O documentário, um outro cinema
Um equívoco comum é classificar um documentário como um gênero cinematográfico. Essa concepção remonta aos tempos das locadoras de vídeos, que optavam por organizar sua seleção por gêneros para facilitar a busca dos clientes. Diante dos documentários, surgiu a dúvida: como categorizá-los? Acabaram sendo designados como um gênero em si, um padrão que se popularizou e perdura no consenso popular até os dias atuais.
Entretanto, é crucial compreender que o documentário não se enquadra estritamente como um gênero, e sua definição não é simplista. Dentro deste formato cinematográfico, há uma multiplicidade de categorias.
Ao contrário da ficção, que elabora narrativas e personagens fictícios, o documentário tem por objetivo retratar eventos, pessoas e situações diversas. Todo o material parte da realidade, sendo moldado pelos cineastas de maneira a capturar a autenticidade da forma de olhar de quem realiza, e não o comprometimento com a “verdade”. A verdade no documentário é um karma. Documentário é aquele que educa, isso também é um karma.
Embora frequentemente associado ao jornalismo, o documentário se distingue por sua liberdade criativa.

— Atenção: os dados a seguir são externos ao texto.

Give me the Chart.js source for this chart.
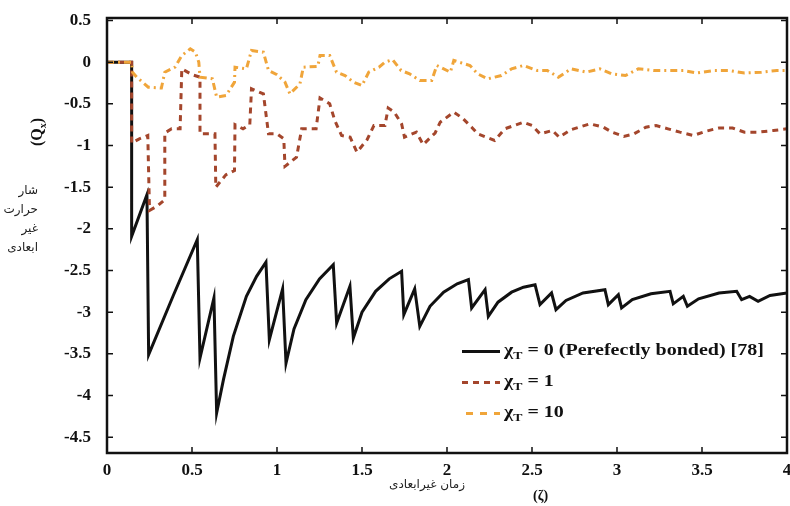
<!DOCTYPE html>
<html>
<head>
<meta charset="utf-8">
<script src="https://cdn.jsdelivr.net/npm/chart.js"></script>
<style>
  body { margin: 0; background: #fff; }
  #wrap { position: relative; width: 790px; height: 506px; overflow: hidden; }
  #fluxChart { position: absolute; left: 0; top: 0; }
  .serif { font-family: 'Liberation Serif', 'Times New Roman', serif; font-weight: bold; color: #111; }
  .fa { font-family: 'DejaVu Sans', sans-serif; color: #222; position: absolute; white-space: nowrap; }
  #yTitle { position: absolute; left: 38px; top: 132px; transform: translate(-50%, -50%) rotate(-90deg); font-size: 16px; white-space: nowrap; }
  #yTitleFa { left: 0; top: 181px; width: 38px; direction: rtl; text-align: right; font-size: 12px; line-height: 19px; }
  #xTitleFa { left: 367px; top: 477px; width: 120px; direction: rtl; text-align: center; font-size: 12px; }
  #xSym { position: absolute; left: 533px; top: 488px; font-size: 14px; }
  .leg { position: absolute; left: 462px; display: flex; align-items: center; font-size: 16px; white-space: nowrap; }
  .leg .smp { width: 38px; height: 3px; margin-right: 4px; }
  .leg .txt { display: inline-block; transform: scaleX(1.25); transform-origin: left center; }
  .leg sub { font-size: 11px; vertical-align: -4px; }
</style>
</head>
<body>
<div id="wrap">
  <canvas id="fluxChart" width="790" height="506"></canvas>
  <div id="yTitle" class="serif">(Q<sub style="font-size:10px">x</sub>)</div>
  <div id="yTitleFa" class="fa">شار<br>حرارت<br>غیر<br>ابعادی</div>
  <div id="xTitleFa" class="fa">زمان غیرابعادی</div>
  <div id="xSym" class="serif">(ζ)</div>
  <div class="leg serif" style="top:341px"><div class="smp" style="background:#111"></div><span class="txt">χ<sub>T</sub>&nbsp;= 0 (Perefectly bonded) [78]</span></div>
  <div class="leg serif" style="top:372px"><div class="smp" style="background:repeating-linear-gradient(90deg,#a4462c 0 6px,transparent 6px 11px)"></div><span class="txt">χ<sub>T</sub>&nbsp;= 1</span></div>
  <div class="leg serif" style="top:403px"><div class="smp" style="background:repeating-linear-gradient(90deg,transparent 0 4px,#f0a53a 4px 11px,transparent 11px 14px)"></div><span class="txt">χ<sub>T</sub>&nbsp;= 10</span></div>
</div>
<script>
// axis ticks
const xTicks = [0, 0.5, 1, 1.5, 2, 2.5, 3, 3.5, 4];
const yTicks = [0.5, 0, -0.5, -1, -1.5, -2, -2.5, -3, -3.5, -4, -4.5];

// chi_T = 0 (perfectly bonded)
const timeBonded = [0, 0.145, 0.145, 0.235, 0.245, 0.39, 0.531, 0.547, 0.629, 0.645, 0.685, 0.743, 0.82, 0.88, 0.935,
  0.955, 1.033, 1.053, 1.10, 1.17, 1.25, 1.331, 1.351, 1.429, 1.449, 1.50, 1.58, 1.66, 1.733, 1.746, 1.81, 1.84,
  1.90, 1.98, 2.06, 2.126, 2.145, 2.224, 2.243, 2.30, 2.38, 2.45, 2.518, 2.547, 2.615, 2.641, 2.70, 2.80, 2.929,
  2.949, 3.008, 3.027, 3.09, 3.20, 3.312, 3.331, 3.39, 3.414, 3.48, 3.60, 3.704, 3.733, 3.78, 3.83, 3.90, 4.0];
const fluxBonded = [0, 0, -2.09, -1.59, -3.51, -2.80, -2.13, -3.55, -2.83, -4.21, -3.81, -3.29, -2.81, -2.57, -2.40,
  -3.33, -2.72, -3.61, -3.20, -2.85, -2.60, -2.43, -3.13, -2.69, -3.31, -3.00, -2.75, -2.60, -2.51, -3.03, -2.72, -3.17,
  -2.93, -2.76, -2.66, -2.61, -2.95, -2.73, -3.05, -2.88, -2.76, -2.70, -2.67, -2.91, -2.77, -2.97, -2.86, -2.77, -2.73,
  -2.91, -2.79, -2.95, -2.85, -2.78, -2.75, -2.90, -2.81, -2.93, -2.84, -2.77, -2.75, -2.85, -2.81, -2.87, -2.80, -2.77];

// chi_T = 1
const timeOne = [0, 0.145, 0.145, 0.19, 0.24, 0.25, 0.30, 0.34, 0.34, 0.38, 0.43, 0.44, 0.50, 0.547, 0.547, 0.60, 0.635,
  0.64, 0.70, 0.75, 0.753, 0.80, 0.84, 0.85, 0.92, 0.95, 1.0, 1.04, 1.047, 1.115, 1.145, 1.23, 1.253, 1.31, 1.34, 1.38,
  1.43, 1.47, 1.53, 1.57, 1.635, 1.654, 1.69, 1.733, 1.75, 1.82, 1.86, 1.93, 1.96, 2.04, 2.09, 2.145, 2.18, 2.28, 2.34,
  2.45, 2.50, 2.547, 2.62, 2.66, 2.73, 2.84, 2.92, 2.97, 3.04, 3.10, 3.17, 3.23, 3.30, 3.37, 3.45, 3.52, 3.60, 3.68,
  3.75, 3.83, 3.92, 4.0];
const fluxOne = [0, 0, -0.97, -0.92, -0.88, -1.78, -1.72, -1.65, -0.85, -0.80, -0.80, -0.08, -0.15, -0.18, -0.86, -0.86,
  -0.86, -1.50, -1.35, -1.30, -0.75, -0.80, -0.75, -0.32, -0.38, -0.86, -0.86, -0.92, -1.25, -1.14, -0.80, -0.80, -0.43,
  -0.50, -0.70, -0.88, -0.90, -1.08, -0.93, -0.76, -0.76, -0.55, -0.60, -0.74, -0.90, -0.84, -0.99, -0.85, -0.72, -0.60,
  -0.67, -0.78, -0.86, -0.94, -0.80, -0.72, -0.76, -0.86, -0.82, -0.90, -0.81, -0.74, -0.78, -0.84, -0.89, -0.86, -0.78,
  -0.76, -0.80, -0.84, -0.88, -0.83, -0.79, -0.79, -0.84, -0.84, -0.82, -0.80];

// chi_T = 10
const timeTen = [0, 0.145, 0.15, 0.175, 0.243, 0.32, 0.34, 0.40, 0.44, 0.49, 0.52, 0.54, 0.547, 0.62, 0.645, 0.70, 0.75,
  0.753, 0.82, 0.85, 0.92, 0.95, 1.0, 1.047, 1.076, 1.135, 1.155, 1.24, 1.253, 1.31, 1.35, 1.40, 1.45, 1.50, 1.54, 1.60,
  1.635, 1.68, 1.73, 1.78, 1.84, 1.91, 1.94, 2.02, 2.04, 2.135, 2.18, 2.24, 2.32, 2.38, 2.45, 2.53, 2.59, 2.655, 2.73,
  2.82, 2.90, 2.97, 3.05, 3.125, 3.22, 3.30, 3.39, 3.47, 3.57, 3.66, 3.75, 3.85, 3.94, 4.0];
const fluxTen = [0, 0, -0.12, -0.18, -0.30, -0.31, -0.12, -0.06, 0.08, 0.16, 0.12, 0.0, -0.18, -0.20, -0.42, -0.40, -0.24,
  -0.06, -0.08, 0.14, 0.12, -0.10, -0.15, -0.24, -0.38, -0.26, -0.06, -0.05, 0.08, 0.08, -0.12, -0.16, -0.24, -0.28, -0.12,
  -0.06, 0.0, 0.03, -0.10, -0.14, -0.22, -0.22, -0.04, -0.12, 0.02, -0.04, -0.14, -0.20, -0.16, -0.08, -0.04, -0.10, -0.10,
  -0.18, -0.08, -0.12, -0.08, -0.14, -0.16, -0.08, -0.10, -0.10, -0.10, -0.13, -0.10, -0.10, -0.13, -0.12, -0.10, -0.10];

const toPoints = (xs, ys) => xs.map((t, i) => ({ x: t, y: ys[i] }));

// box around the plot with inward tick marks on all four sides
const frameAndTicks = {
  id: 'frameAndTicks',
  afterDatasetsDraw(chart) {
    const { ctx, chartArea: a, scales: { x, y } } = chart;
    ctx.save();
    ctx.strokeStyle = '#111';
    ctx.lineWidth = 1.5;
    ctx.beginPath();
    xTicks.forEach(v => {
      const px = x.getPixelForValue(v);
      ctx.moveTo(px, a.bottom); ctx.lineTo(px, a.bottom - 6);
      ctx.moveTo(px, a.top); ctx.lineTo(px, a.top + 6);
    });
    yTicks.forEach(v => {
      const py = y.getPixelForValue(v);
      ctx.moveTo(a.left, py); ctx.lineTo(a.left + 6, py);
      ctx.moveTo(a.right, py); ctx.lineTo(a.right - 6, py);
    });
    ctx.stroke();
    ctx.lineWidth = 2.5;
    ctx.strokeRect(a.left, a.top, a.width, a.height);
    ctx.restore();
  }
};

const tickFont = { family: "'Liberation Serif', serif", size: 17, weight: 'bold' };

new Chart(document.getElementById('fluxChart'), {
  type: 'line',
  data: {
    datasets: [
      {
        label: 'χT = 0 (Perefectly bonded) [78]',
        data: toPoints(timeBonded, fluxBonded),
        borderColor: '#111', borderWidth: 3, order: 3
      },
      {
        label: 'χT = 1',
        data: toPoints(timeOne, fluxOne),
        borderColor: '#a4462c', borderWidth: 3, borderDash: [6, 5], order: 2
      },
      {
        label: 'χT = 10',
        data: toPoints(timeTen, fluxTen),
        borderColor: '#f0a53a', borderWidth: 3, borderDash: [7, 4, 2, 4], order: 1
      }
    ]
  },
  options: {
    responsive: false,
    animation: false,
    layout: { padding: { top: 18, right: 3, left: 0, bottom: 0 } },
    elements: { point: { radius: 0 }, line: { tension: 0, borderCapStyle: 'butt' } },
    plugins: { legend: { display: false }, tooltip: { enabled: false } },
    scales: {
      x: {
        type: 'linear', min: 0, max: 4,
        grid: { display: false }, border: { display: false },
        afterBuildTicks: s => { s.ticks = xTicks.map(v => ({ value: v })); },
        afterFit: s => { s.height = 53; s.paddingLeft = 0; s.paddingRight = 0; },
        ticks: { font: tickFont, color: '#111', padding: -1, maxRotation: 0, autoSkip: false, callback: v => String(v) }
      },
      y: {
        type: 'linear', min: -4.69, max: 0.53,
        grid: { display: false }, border: { display: false },
        afterBuildTicks: s => { s.ticks = yTicks.map(v => ({ value: v })); },
        afterFit: s => { s.width = 107; s.paddingTop = 0; s.paddingBottom = 0; },
        ticks: { font: tickFont, color: '#111', padding: 8, autoSkip: false, callback: v => String(v) }
      }
    }
  },
  plugins: [frameAndTicks]
});
</script>
</body>
</html>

Por meio de diversas técnicas e estilos, os cineastas documentam a realidade sob múltiplos prismas, inclusive com ficção. Exploram diferentes perspectivas incitando o público a reflexões acerca do mundo que o cerca.
Estilos de Documentário
A variedade de temas e abordagens presentes nos documentários resulta em uma rica diversidade de estilos. Entre os mais comuns, podemos destacar:
1. Expositivo:
- Prioriza a apresentação de informações e fatos através de narração, entrevistas e imagens de arquivo.
- Frequentemente utilizado em documentários históricos, biográficos e educativos.
- Exemplos: O Equilibrista (Man on Wire – 2008 – EUA), Democracia em Vertigem (2019 – Brasil) e Ícaro (Icarus – 2017 – EUA).
2. Observativo:
- Documenta a realidade sem interferência direta do cineasta, capturando o comportamento natural de pessoas e situações.
- Valoriza a imersão do espectador no ambiente retratado, proporcionando uma experiência autêntica.
- Exemplos: Primárias (Primary – EUA – 1960), High School (EUA – 1968) e Bullying (Bully – EUA – 2011)
3. Participativo:
- O cineasta se insere na narrativa, interagindo com os personagens e influenciando o desenrolar dos eventos.
- Explora diferentes perspectivas e subjetividades, criando um diálogo entre o cineasta e a realidade.
- Exemplos: Super Size Me – A Dieta do Palhaço (Super Size Me – EUA – 2004), Blackfish: Fúria Animal (Blackfish – EUA – 2013) e Edifício Master (Brasil – 2002).
4. Poético:
- Utiliza elementos estéticos e simbólicos para criar uma experiência sensorial e emocional.
- Busca despertar reflexões e interpretações subjetivas do espectador, indo além da mera apresentação de fatos.
- Exemplos: Koyaanisqatsi: Uma Vida Fora de Equilíbrio (Koyaanisqatsi – EUA – 1982), Um Cão Andaluz (Un chien andalou – 1929 – França) e Nostalgia for the Future (Índia – 2019).
5. Reflexivo:
- Explora questões filosóficas e existenciais através da análise de eventos e situações da realidade.
- Convida o público a questionar suas próprias crenças e valores, promovendo a reflexão crítica.
- Exemplos: Jogo de Cena (Brasil – 2007), O Sanduíche (Brasil – 2000) e Eram os Deuses Astronautas? (Erinnerungen an die Zukunft – Alemanha – 1970)
6. Performativo:
- Utiliza elementos da ficção e da performance para apresentar a realidade de forma não convencional.
- Questiona os limites entre realidade e representação, criando uma experiência imersiva e engajadora.
- Exemplos: Valsa com Bashir (Vals Im Bashir – Israel – 2008), Verdades e Mentiras (F for Fake – 1973 – EUA) e Tiros em Columbine (Bowling for Columbine – 2002 – EUA)
Vale ressaltar que essa categorização não é rígida, e muitos documentários podem apresentar características de diversos estilos. A riqueza do gênero documental reside justamente na sua diversidade e capacidade de abordar a realidade sob múltiplas perspectivas.
Dica de livro: O documentário: Um outro cinema, por Guy Gauthier.